▸ **Exercise**
Retype only the lines running from the line that contains "Write a web" to the line that contains "0.78, 0.76, 0.75];", inclusive, and leave the pictures behind.

▸ **Items**
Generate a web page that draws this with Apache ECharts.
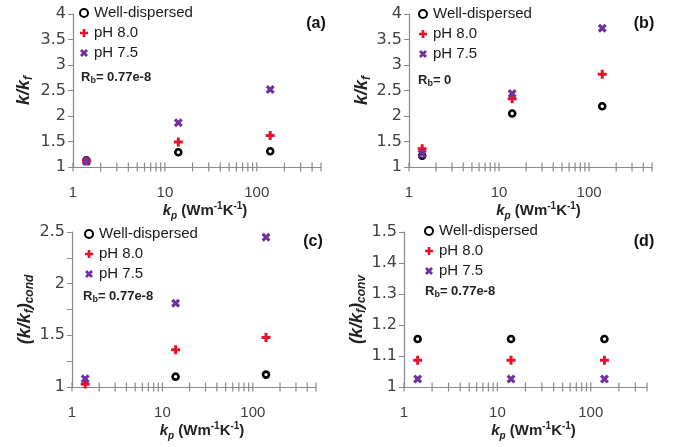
--
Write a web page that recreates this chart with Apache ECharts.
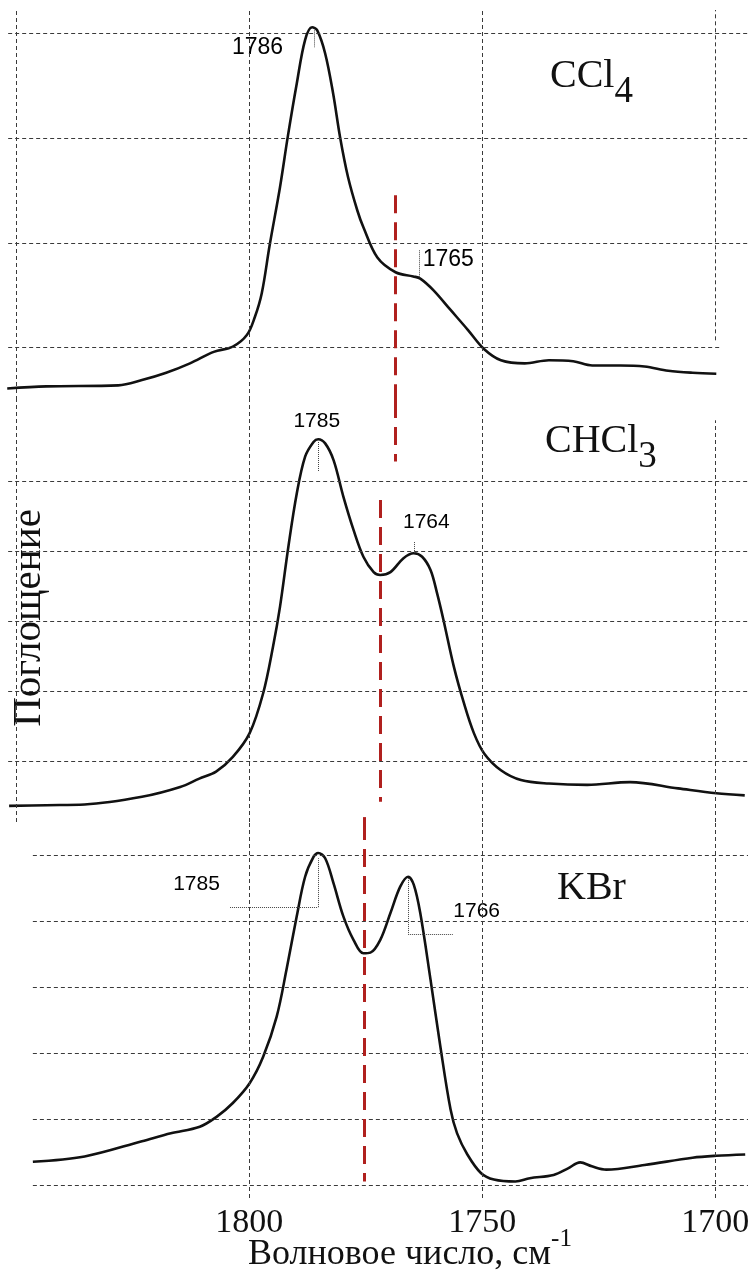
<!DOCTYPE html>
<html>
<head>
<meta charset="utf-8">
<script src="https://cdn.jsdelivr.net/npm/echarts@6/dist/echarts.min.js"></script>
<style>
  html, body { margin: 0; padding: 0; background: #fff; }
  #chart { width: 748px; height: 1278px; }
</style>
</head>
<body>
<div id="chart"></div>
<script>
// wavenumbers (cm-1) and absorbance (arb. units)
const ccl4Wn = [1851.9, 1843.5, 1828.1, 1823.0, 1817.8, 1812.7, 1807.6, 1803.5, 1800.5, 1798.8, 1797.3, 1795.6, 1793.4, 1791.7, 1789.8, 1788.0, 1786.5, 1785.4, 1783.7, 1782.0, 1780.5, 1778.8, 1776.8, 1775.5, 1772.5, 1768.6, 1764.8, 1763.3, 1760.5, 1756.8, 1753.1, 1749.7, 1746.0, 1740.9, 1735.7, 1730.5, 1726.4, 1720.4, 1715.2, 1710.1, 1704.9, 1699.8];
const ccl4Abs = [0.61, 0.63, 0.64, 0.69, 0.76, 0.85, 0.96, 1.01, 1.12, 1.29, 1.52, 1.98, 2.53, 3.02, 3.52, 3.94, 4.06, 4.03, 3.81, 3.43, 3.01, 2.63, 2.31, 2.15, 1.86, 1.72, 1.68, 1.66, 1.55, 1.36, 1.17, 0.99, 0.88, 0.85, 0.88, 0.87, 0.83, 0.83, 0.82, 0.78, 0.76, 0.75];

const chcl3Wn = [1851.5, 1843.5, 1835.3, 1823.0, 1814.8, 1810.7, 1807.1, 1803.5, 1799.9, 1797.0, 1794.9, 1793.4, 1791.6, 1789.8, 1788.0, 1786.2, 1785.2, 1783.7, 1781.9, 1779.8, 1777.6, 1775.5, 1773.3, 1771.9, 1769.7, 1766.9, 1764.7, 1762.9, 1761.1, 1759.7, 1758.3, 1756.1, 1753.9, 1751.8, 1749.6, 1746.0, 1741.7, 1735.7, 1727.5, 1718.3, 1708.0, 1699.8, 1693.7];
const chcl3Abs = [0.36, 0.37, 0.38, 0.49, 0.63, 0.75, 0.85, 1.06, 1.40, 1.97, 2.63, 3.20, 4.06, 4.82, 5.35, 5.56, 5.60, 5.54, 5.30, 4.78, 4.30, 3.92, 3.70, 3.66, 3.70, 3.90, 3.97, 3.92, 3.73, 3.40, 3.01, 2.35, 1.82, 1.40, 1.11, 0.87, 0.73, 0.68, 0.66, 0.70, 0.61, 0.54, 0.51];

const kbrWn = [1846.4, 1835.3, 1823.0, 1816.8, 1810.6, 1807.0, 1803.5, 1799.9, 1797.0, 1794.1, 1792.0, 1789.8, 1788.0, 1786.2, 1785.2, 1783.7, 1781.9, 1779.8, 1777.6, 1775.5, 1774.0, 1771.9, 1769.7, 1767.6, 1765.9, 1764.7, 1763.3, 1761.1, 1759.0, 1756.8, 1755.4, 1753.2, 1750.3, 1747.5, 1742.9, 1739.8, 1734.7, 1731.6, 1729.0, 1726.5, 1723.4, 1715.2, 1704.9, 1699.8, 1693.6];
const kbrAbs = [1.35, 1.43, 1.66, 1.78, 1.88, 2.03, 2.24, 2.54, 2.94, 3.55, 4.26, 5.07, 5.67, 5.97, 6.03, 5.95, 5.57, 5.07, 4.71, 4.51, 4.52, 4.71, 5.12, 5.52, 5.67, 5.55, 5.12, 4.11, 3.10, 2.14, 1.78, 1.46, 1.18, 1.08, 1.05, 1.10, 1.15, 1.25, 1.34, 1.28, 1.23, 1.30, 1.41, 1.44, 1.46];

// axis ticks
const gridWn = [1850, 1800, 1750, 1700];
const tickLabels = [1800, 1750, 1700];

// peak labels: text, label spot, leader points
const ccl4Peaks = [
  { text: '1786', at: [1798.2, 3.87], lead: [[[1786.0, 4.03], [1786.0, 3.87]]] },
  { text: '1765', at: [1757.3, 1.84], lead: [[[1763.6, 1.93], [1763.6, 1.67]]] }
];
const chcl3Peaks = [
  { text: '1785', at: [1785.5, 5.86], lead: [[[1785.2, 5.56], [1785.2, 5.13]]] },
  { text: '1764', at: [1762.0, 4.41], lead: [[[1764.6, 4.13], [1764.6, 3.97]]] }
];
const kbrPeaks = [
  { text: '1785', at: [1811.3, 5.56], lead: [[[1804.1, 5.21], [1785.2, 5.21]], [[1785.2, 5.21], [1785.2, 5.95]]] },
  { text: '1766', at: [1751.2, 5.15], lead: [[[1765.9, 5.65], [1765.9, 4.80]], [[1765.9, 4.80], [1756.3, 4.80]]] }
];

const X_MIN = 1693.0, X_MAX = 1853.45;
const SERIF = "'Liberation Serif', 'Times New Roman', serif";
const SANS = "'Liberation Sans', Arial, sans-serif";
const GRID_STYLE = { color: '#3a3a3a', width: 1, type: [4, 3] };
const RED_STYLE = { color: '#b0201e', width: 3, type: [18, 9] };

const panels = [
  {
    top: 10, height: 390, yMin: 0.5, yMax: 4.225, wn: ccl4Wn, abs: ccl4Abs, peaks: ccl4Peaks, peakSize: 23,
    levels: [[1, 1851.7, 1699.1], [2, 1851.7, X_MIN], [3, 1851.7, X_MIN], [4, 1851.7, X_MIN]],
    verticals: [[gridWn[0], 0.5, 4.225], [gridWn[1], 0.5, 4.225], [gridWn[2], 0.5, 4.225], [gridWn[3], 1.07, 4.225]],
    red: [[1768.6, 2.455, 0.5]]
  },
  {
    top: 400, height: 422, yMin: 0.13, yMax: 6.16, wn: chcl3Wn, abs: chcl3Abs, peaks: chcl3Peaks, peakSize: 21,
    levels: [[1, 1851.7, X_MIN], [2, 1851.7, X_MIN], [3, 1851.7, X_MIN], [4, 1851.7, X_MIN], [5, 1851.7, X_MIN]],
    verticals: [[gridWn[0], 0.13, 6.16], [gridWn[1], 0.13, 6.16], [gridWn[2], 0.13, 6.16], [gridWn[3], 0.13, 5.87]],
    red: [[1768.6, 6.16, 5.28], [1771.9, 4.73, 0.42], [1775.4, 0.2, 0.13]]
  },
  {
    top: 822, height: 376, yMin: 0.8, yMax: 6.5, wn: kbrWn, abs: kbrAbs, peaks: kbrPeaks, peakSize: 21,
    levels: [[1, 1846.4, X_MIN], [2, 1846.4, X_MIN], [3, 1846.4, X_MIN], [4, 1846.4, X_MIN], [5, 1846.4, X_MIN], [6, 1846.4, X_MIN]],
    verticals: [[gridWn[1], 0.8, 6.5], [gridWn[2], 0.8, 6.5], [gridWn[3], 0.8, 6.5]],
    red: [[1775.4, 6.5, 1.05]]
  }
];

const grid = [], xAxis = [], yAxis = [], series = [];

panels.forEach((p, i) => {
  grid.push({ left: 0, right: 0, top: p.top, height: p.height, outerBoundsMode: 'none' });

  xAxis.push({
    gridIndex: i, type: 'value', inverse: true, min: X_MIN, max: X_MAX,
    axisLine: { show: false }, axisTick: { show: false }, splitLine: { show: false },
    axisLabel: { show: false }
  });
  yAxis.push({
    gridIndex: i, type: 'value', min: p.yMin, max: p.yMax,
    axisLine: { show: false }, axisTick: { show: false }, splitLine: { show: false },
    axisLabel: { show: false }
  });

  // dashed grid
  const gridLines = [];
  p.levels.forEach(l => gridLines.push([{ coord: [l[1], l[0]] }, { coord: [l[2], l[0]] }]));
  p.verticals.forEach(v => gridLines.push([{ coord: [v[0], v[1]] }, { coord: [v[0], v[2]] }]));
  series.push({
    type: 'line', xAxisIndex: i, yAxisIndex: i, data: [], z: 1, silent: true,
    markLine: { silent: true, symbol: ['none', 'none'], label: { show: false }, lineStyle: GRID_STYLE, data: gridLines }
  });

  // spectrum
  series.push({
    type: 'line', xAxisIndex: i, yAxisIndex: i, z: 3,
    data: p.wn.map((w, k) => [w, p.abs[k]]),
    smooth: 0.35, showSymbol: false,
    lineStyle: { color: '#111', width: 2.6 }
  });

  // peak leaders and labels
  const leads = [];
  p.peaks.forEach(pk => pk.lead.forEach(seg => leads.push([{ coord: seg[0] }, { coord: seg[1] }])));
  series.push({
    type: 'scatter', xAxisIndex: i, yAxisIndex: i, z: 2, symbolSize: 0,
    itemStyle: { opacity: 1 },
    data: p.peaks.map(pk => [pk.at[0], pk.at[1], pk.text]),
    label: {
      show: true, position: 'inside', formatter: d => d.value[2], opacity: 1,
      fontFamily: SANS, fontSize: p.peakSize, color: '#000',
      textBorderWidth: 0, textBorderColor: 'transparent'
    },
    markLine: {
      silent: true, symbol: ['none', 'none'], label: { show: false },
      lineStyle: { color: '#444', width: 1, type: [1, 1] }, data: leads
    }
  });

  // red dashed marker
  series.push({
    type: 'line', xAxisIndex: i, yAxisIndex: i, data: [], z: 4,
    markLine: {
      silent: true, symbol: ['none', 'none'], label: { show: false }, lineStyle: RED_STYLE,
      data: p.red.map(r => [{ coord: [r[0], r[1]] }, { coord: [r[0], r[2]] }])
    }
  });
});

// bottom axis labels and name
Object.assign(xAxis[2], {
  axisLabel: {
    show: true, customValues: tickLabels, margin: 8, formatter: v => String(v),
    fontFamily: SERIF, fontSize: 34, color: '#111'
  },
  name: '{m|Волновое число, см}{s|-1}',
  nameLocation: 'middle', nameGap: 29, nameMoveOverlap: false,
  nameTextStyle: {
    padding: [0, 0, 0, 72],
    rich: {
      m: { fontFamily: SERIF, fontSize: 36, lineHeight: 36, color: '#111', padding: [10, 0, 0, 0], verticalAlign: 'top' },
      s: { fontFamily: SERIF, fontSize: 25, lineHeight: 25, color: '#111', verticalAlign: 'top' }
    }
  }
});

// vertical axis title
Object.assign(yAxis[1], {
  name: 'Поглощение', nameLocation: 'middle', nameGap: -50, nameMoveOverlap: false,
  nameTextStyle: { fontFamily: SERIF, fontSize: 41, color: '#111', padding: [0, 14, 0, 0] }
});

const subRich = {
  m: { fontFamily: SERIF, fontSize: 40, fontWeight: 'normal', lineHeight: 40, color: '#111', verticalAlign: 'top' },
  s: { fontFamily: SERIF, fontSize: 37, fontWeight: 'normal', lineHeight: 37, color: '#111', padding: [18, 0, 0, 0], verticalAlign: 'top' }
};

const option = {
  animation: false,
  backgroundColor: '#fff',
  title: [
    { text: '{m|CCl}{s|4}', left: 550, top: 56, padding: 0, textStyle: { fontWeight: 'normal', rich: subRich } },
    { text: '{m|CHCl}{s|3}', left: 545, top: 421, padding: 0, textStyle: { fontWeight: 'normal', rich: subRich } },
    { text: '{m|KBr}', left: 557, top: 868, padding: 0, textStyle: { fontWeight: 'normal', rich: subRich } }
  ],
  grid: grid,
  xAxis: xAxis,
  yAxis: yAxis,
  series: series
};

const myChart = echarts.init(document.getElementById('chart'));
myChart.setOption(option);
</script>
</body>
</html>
* * *
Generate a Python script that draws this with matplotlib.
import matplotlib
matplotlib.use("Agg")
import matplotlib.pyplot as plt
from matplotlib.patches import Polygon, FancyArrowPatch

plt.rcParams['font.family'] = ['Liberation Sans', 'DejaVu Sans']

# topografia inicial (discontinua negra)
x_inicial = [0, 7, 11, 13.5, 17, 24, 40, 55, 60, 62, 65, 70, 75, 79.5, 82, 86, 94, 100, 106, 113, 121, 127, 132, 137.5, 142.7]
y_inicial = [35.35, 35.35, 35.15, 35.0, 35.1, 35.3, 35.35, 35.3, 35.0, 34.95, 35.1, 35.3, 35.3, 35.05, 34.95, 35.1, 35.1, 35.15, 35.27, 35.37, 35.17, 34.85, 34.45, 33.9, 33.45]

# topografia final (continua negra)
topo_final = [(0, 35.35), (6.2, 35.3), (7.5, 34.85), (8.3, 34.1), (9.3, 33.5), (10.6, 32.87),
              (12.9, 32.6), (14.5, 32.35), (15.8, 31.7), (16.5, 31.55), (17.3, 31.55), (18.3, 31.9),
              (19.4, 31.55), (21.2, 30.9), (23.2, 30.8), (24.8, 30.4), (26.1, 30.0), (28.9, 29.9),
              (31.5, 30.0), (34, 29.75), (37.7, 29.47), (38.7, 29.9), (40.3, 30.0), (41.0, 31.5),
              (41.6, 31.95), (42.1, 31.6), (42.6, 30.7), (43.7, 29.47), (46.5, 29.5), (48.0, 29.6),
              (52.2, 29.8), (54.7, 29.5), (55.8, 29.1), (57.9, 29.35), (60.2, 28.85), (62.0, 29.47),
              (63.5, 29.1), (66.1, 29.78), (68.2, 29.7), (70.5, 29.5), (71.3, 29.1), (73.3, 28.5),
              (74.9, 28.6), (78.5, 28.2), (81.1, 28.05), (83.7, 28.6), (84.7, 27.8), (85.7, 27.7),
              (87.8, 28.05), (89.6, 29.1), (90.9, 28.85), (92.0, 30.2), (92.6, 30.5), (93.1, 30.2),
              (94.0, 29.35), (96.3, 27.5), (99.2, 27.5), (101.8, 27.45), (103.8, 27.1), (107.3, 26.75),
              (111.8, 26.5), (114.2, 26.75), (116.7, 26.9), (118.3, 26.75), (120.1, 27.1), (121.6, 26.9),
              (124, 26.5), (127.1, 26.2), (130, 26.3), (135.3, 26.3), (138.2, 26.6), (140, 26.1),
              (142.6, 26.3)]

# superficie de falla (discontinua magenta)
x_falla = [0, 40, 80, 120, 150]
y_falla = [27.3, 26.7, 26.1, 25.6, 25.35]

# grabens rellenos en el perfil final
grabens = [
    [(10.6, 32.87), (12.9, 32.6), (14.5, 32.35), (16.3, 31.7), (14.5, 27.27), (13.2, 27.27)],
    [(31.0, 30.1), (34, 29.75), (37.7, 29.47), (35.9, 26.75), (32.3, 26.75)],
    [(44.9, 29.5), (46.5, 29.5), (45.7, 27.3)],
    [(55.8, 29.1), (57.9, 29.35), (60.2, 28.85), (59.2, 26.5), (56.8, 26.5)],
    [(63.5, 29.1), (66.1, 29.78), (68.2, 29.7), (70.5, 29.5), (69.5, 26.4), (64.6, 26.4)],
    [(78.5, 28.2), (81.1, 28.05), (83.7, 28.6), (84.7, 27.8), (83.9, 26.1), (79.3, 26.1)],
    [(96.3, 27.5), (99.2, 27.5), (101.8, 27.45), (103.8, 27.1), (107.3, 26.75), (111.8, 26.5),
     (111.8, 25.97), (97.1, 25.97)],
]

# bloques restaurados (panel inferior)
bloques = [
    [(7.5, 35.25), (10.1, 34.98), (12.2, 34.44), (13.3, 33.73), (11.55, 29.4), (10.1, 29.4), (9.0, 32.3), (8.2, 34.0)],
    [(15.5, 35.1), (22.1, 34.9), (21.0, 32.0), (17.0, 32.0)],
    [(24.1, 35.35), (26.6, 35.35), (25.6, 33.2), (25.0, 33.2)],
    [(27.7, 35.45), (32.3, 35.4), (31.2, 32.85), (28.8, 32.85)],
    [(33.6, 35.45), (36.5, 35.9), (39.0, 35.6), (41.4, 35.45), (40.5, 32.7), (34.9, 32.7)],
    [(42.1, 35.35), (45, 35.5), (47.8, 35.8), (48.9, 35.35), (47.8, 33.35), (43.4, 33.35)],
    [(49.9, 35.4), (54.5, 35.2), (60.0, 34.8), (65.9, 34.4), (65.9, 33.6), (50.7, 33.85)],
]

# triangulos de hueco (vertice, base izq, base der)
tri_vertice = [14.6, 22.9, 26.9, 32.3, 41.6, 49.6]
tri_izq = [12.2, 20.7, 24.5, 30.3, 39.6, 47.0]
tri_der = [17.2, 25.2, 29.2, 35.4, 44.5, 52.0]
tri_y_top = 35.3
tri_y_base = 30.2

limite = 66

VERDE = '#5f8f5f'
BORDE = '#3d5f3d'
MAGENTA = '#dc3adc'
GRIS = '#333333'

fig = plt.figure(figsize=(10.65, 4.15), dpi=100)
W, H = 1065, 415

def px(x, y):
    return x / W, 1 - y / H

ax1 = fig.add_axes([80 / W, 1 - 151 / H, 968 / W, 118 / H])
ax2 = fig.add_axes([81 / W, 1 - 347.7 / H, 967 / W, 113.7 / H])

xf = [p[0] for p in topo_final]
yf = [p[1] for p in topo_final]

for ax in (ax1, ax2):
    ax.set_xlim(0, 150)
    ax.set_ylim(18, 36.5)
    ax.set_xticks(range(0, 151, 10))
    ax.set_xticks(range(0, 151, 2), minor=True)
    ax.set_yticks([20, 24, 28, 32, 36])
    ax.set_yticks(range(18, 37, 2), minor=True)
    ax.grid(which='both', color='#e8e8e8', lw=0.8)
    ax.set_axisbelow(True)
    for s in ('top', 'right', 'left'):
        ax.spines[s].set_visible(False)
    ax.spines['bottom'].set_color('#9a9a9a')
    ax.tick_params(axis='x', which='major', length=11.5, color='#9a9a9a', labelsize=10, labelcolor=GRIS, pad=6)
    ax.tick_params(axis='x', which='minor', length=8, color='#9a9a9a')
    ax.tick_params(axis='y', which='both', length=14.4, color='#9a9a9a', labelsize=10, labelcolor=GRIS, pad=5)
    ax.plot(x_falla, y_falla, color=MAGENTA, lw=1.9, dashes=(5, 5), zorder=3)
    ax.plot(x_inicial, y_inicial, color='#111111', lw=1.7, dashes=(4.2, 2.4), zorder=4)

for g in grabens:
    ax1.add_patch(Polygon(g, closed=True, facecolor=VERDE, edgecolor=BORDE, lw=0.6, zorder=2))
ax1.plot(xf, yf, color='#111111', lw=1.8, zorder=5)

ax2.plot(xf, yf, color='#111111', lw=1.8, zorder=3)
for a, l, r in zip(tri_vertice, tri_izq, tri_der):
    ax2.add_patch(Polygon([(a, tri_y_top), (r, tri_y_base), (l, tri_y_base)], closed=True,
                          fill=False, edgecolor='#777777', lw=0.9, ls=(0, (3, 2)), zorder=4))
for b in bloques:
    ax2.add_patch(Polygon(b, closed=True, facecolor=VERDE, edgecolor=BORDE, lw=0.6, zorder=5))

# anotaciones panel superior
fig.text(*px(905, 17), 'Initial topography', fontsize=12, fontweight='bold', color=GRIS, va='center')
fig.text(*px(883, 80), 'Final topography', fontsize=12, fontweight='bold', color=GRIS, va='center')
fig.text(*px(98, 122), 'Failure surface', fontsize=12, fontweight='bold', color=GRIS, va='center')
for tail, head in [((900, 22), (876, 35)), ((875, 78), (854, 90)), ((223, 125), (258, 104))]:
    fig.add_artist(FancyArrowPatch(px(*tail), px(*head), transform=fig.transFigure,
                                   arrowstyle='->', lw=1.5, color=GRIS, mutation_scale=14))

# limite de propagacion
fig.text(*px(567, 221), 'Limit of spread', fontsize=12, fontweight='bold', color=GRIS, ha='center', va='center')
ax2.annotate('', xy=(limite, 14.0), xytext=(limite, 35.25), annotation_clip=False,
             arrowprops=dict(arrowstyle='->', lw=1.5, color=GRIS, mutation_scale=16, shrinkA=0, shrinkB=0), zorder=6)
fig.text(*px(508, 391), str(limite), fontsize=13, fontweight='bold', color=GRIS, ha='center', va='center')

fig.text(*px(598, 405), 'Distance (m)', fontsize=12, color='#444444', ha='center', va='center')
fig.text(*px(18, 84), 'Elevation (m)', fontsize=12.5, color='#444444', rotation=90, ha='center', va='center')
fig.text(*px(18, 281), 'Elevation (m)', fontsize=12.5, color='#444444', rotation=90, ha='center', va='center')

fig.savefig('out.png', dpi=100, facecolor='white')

▸ **Task output**
Write a web page that recreates this chart with Apache ECharts.
<!DOCTYPE html>
<html>
<head>
<meta charset="utf-8">
<script src="https://cdn.jsdelivr.net/npm/echarts@6/dist/echarts.min.js"></script>
<style>
  html, body { margin: 0; padding: 0; background: #fff; }
  #chart { width: 748px; height: 1278px; }
</style>
</head>
<body>
<div id="chart"></div>
<script>
// wavenumbers (cm-1) and absorbance (arb. units)
const ccl4Wn = [1851.9, 1843.5, 1828.1, 1823.0, 1817.8, 1812.7, 1807.6, 1803.5, 1800.5, 1798.8, 1797.3, 1795.6, 1793.4, 1791.7, 1789.8, 1788.0, 1786.5, 1785.4, 1783.7, 1782.0, 1780.5, 1778.8, 1776.8, 1775.5, 1772.5, 1768.6, 1764.8, 1763.3, 1760.5, 1756.8, 1753.1, 1749.7, 1746.0, 1740.9, 1735.7, 1730.5, 1726.4, 1720.4, 1715.2, 1710.1, 1704.9, 1699.8];
const ccl4Abs = [0.61, 0.63, 0.64, 0.69, 0.76, 0.85, 0.96, 1.01, 1.12, 1.29, 1.52, 1.98, 2.53, 3.02, 3.52, 3.94, 4.06, 4.03, 3.81, 3.43, 3.01, 2.63, 2.31, 2.15, 1.86, 1.72, 1.68, 1.66, 1.55, 1.36, 1.17, 0.99, 0.88, 0.85, 0.88, 0.87, 0.83, 0.83, 0.82, 0.78, 0.76, 0.75];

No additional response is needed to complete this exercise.